Oh RIGHT. That. It’s obviously not really forgettable — but sometimes it somehow is? Someone wrote in the comments a while back that it’s like when the power goes out and you find yourself bumbling around still flipping switches and feeling bamboozled when nothing happens. That feeling was more prevalent at the beginning but even now with actual weeks under my belt I still occasionally find myself thinking things like, Ugh the kids are driving me nuts I think I’ll go work from a coffee shop this afternoon OH RIIIIGHT.

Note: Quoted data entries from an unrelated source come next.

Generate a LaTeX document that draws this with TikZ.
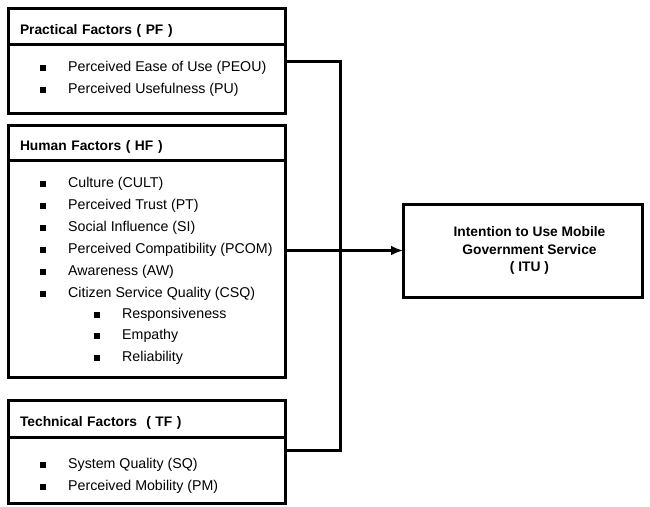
\documentclass[tikz,border=0pt]{standalone}
\usepackage{fontspec}
\setmainfont{Liberation Sans}
\usetikzlibrary{arrows.meta}
\tikzstyle{headbox} = [rectangle, anchor=north west, draw=black, line width=3pt, outer sep=0pt, minimum width=277pt, text width=253pt, text height=19pt, text depth=3pt, inner xsep=12pt, align=left, font=\bfseries\fontsize{13.8}{16}\selectfont]
\tikzstyle{bodybox} = [rectangle, anchor=north west, draw=black, line width=3pt, outer sep=0pt, minimum width=277pt]
\tikzstyle{item} = [anchor=west, inner sep=0pt, font=\fontsize{14.2}{16}\selectfont]
\tikzstyle{target} = [rectangle, anchor=north west, draw=black, line width=3pt, outer sep=0pt, minimum width=239pt, minimum height=93pt, align=center, font=\bfseries\fontsize{13.8}{17.5}\selectfont]
\tikzstyle{line} = [line width=3pt]
\tikzstyle{arrow} = [line width=3pt, -{Latex[length=12pt,width=10pt]}]
\newcommand{\sqbul}{\rule[0.6pt]{6pt}{6pt}\hspace{22pt}}

\begin{document}
\begin{tikzpicture}[x=1pt, y=-1pt]
    \useasboundingbox (0,0) rectangle (650,506);

    % practical factors
    \node (pfhead) [headbox, minimum height=36pt] at (8,8) {Practical Factors ( PF )};
    \node (pfbody) [bodybox, minimum height=69pt] at (pfhead.south west) {};
    \node (pf1) [item] at (40,68) {\sqbul Perceived Ease of Use (PEOU)};
    \node (pf2) [item] at (40,90) {\sqbul Perceived Usefulness (PU)};

    % human factors
    \node (hfhead) [headbox, minimum height=35pt] at (8,125) {Human Factors ( HF )};
    \node (hfbody) [bodybox, minimum height=217pt] at (hfhead.south west) {};
    \node (hf1) [item] at (40,184) {\sqbul Culture (CULT)};
    \node (hf2) [item] at (40,206) {\sqbul Perceived Trust (PT)};
    \node (hf3) [item] at (40,228) {\sqbul Social Influence (SI)};
    \node (hf4) [item] at (40,250) {\sqbul Perceived Compatibility (PCOM)};
    \node (hf5) [item] at (40,272) {\sqbul Awareness (AW)};
    \node (hf6) [item] at (40,294) {\sqbul Citizen Service Quality (CSQ)};
    \node (hf7) [item] at (94,315) {\sqbul Responsiveness};
    \node (hf8) [item] at (94,336) {\sqbul Empathy};
    \node (hf9) [item] at (94,358) {\sqbul Reliability};

    % technical factors
    \node (tfhead) [headbox, minimum height=37pt] at (8,400) {Technical Factors\ \ ( TF )};
    \node (tfbody) [bodybox, minimum height=66pt] at (tfhead.south west) {};
    \node (tf1) [item] at (40,465) {\sqbul System Quality (SQ)};
    \node (tf2) [item] at (40,487) {\sqbul Perceived Mobility (PM)};

    % intention to use
    \node (itu) [target] at (403,204) {\hspace*{14pt}Intention to Use Mobile\\\hspace*{14pt}Government Service\\\hspace*{14pt}( ITU )};

    \coordinate (bustop) at (340,61);
    \coordinate (busbot) at (340,450);

    \draw [line] (pfbody.east |- bustop) -- (bustop) -- (busbot) -- (tfbody.east |- busbot);
    \draw [arrow] (hfbody.east |- itu.west) -- (itu.west);
\end{tikzpicture}
\end{document}
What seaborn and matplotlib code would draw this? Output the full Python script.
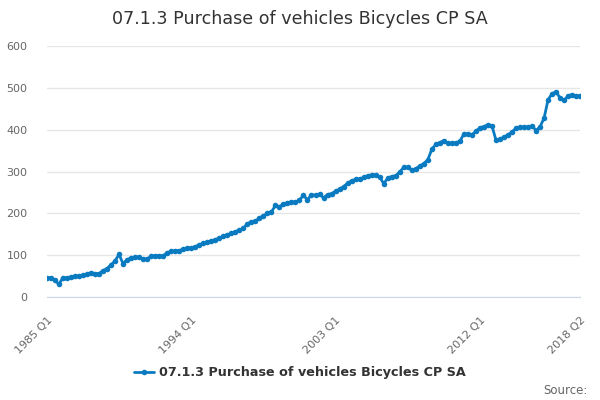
import numpy as np
import pandas as pd
import seaborn as sns
import matplotlib
matplotlib.use("Agg")
import matplotlib.pyplot as plt
from matplotlib.lines import Line2D

# Quarterly series, 1985 Q1 .. 2018 Q2
series_name = "07.1.3 Purchase of vehicles Bicycles CP SA"
values = [
    46, 46, 41, 30, 46, 45, 48, 50, 50, 52, 55, 58, 56, 56, 63, 68, 77, 86, 102, 80,
    89, 94, 95, 95, 91, 91, 97, 99, 99, 98, 106, 109, 110, 111, 114, 117, 118, 120, 125, 128,
    131, 134, 137, 141, 145, 149, 152, 156, 160, 164, 175, 180, 181, 189, 194, 200, 203, 219, 216, 222,
    224, 228, 226, 232, 243, 232, 245, 243, 246, 237, 245, 247, 253, 258, 264, 272, 278, 281, 282, 286,
    290, 292, 291, 287, 271, 284, 288, 290, 299, 310, 310, 303, 307, 313, 319, 328, 353, 365, 369, 374,
    367, 368, 369, 372, 390, 390, 388, 396, 405, 407, 412, 409, 375, 378, 382, 388, 394, 404, 406, 406,
    406, 409, 398, 407, 428, 472, 486, 491, 475, 470, 481, 484, 480, 481,
]
quarters = [str(p).replace("Q", " Q") for p in pd.period_range("1985Q1", "2018Q2", freq="Q")]
tick_labels = ["1985 Q1", "1994 Q1", "2003 Q1", "2012 Q1", "2018 Q2"]
y_ticks = [0, 100, 200, 300, 400, 500, 600]

df = pd.DataFrame({"quarter": quarters, "value": values})
df["pos"] = range(len(df))

line_col = "#0b7bc1"

sns.set_style("white")
plt.rcParams["font.family"] = ["DejaVu Sans"]

fig = plt.figure(figsize=(6, 4), dpi=100)
ax = fig.add_axes([0.078, 0.2575, 0.889, 0.6275])

sns.lineplot(data=df, x="pos", y="value", ax=ax, color=line_col, linewidth=2,
             marker="o", markersize=4, markeredgewidth=0, legend=False)

ax.set_xlim(0, len(df) - 1)
ax.set_ylim(0, 600)
ax.set_yticks(y_ticks)
ax.set_yticklabels([str(v) for v in y_ticks], color="#666666", fontsize=8)
ax.yaxis.grid(True, color="#e6e6e6", linewidth=1)
ax.tick_params(axis="y", length=0, pad=14)

tick_pos = list(range(0, len(df), 9)) + [len(df) - 1]
labels = []
for p in tick_pos:
    q = quarters[p]
    labels.append(q if q in tick_labels else "")
ax.set_xticks(tick_pos)
ax.set_xticklabels(labels, rotation=45, ha="right", rotation_mode="anchor",
                   color="#666666", fontsize=8)
ax.tick_params(axis="x", length=10, width=1, color="#ccd6eb", direction="out", pad=3)

for s in ["top", "right", "left"]:
    ax.spines[s].set_visible(False)
ax.spines["bottom"].set_color("#ccd6eb")
ax.set_xlabel("")
ax.set_ylabel("")

fig.text(0.5, 0.953, series_name, ha="center", va="center", fontsize=12.6, color="#333333")

handle = Line2D([], [], color=line_col, linewidth=2, marker="o", markersize=4,
                markeredgewidth=0)
fig.legend([handle], [series_name], loc="center", bbox_to_anchor=(0.5, 0.068),
           frameon=False, handlelength=1.6, handletextpad=0.4,
           prop={"size": 9.2, "weight": "bold"}, labelcolor="#333333")

fig.text(0.98, 0.025, "Source:", ha="right", va="center", fontsize=8.5, color="#666666")

fig.savefig("out.png", dpi=100)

One thing I am not remotely capable of forgetting is that I can’t see my hairstylist, which is a fact I am reminded of every time I look in the mirror. The roots are bad enough, but what exactly is happening to the ends of my hair? It’s like they’re just dissolving into dried-out frizz, my split ends have split ends and the whole effect is very Phil Spector, But Worse. Meanwhile my scalp has revolted/become revolting; thanks to a steady diet of dry shampoo, anxiety, and glucose, I am always itchy and flaky, and I have tried every dandruff solution available including the no-nonsense chemical kind that smells like DEET, and the hippie kind that’s full of tea tree and vague witchy promises, and nothing works. Please send all your suggestions that do not involve changing my eating plan from routinely loading up a Nerf gun with Cheese-Its and M&Ms and firing them directly into my mouth.

I had been enjoying posting to my product review website, Sundry Buzz, but I have put that project on hold because suggesting things to buy seems kind of not cool right now plus most of what I had been ordering is from Amazon and between wildly unpredictable shipping times and a lot of yikes news around worker conditions that part seems not cool either. I super stand by all of those recommendations, though, if browsing is something you enjoy.

I’ve been trying not to go overboard with online shopping lately, but it sure is tempting to indulge in a little add to cart action now and then. It’s such a treat to anticipate getting that good mail, you know? I find Poshmark to be a solid diversion, I can spend an embarrassing amount of time just clicking around and looking at things without actually making a purchase.

I really miss dicking around in stores, it turns out. Thrift stores and TJ Maxx in particular: I don’t know why wandering aimlessly in retail aisles was so weirdly important to me, but it clearly scratched some sort of itch that can’t fully be replicated online.

Speaking of brain foibles and whatnot, I’ve had “find a counselor” on my 2020 to-do list for a while and finally did connect with someone who also happens to do online sessions. I suspect all counselors, or at least the ones who want to continue getting business, are willing to do online sessions now, but this person has apparently been offering them as a service for quite a while and uses a telehealth-specific video system that I prefer to Zoom.

We’ve had two sessions so far and obviously it’s a little early to report back on any life-changing results but I am finding it to be helpful. If nothing else, I like having that hour set aside each week for my mental health, and I like the accountability it brings.

Video chatting is not ideal in many ways but the plus side is the convenience and in my case a reduced sense of social anxiety/awkwardness that physical proximity can trigger. I can get really distracted by my own dumb face on Zoom but this system displays you at an angle rather than head-on, which helps a lot.

Anyway, it generally seems like a smart time to get some expert guidance with life stresses — or just having someone who’s there to listen — and it’s easier than ever with all the online choices. Like snooping around in a discount home goods brick-and-mortar, it’s not quite the same as being there in person, but it feels like a good investment. Unlike, maybe, the cute lip liner I impulse-bought the other day, having forgotten about, you know: MASKS.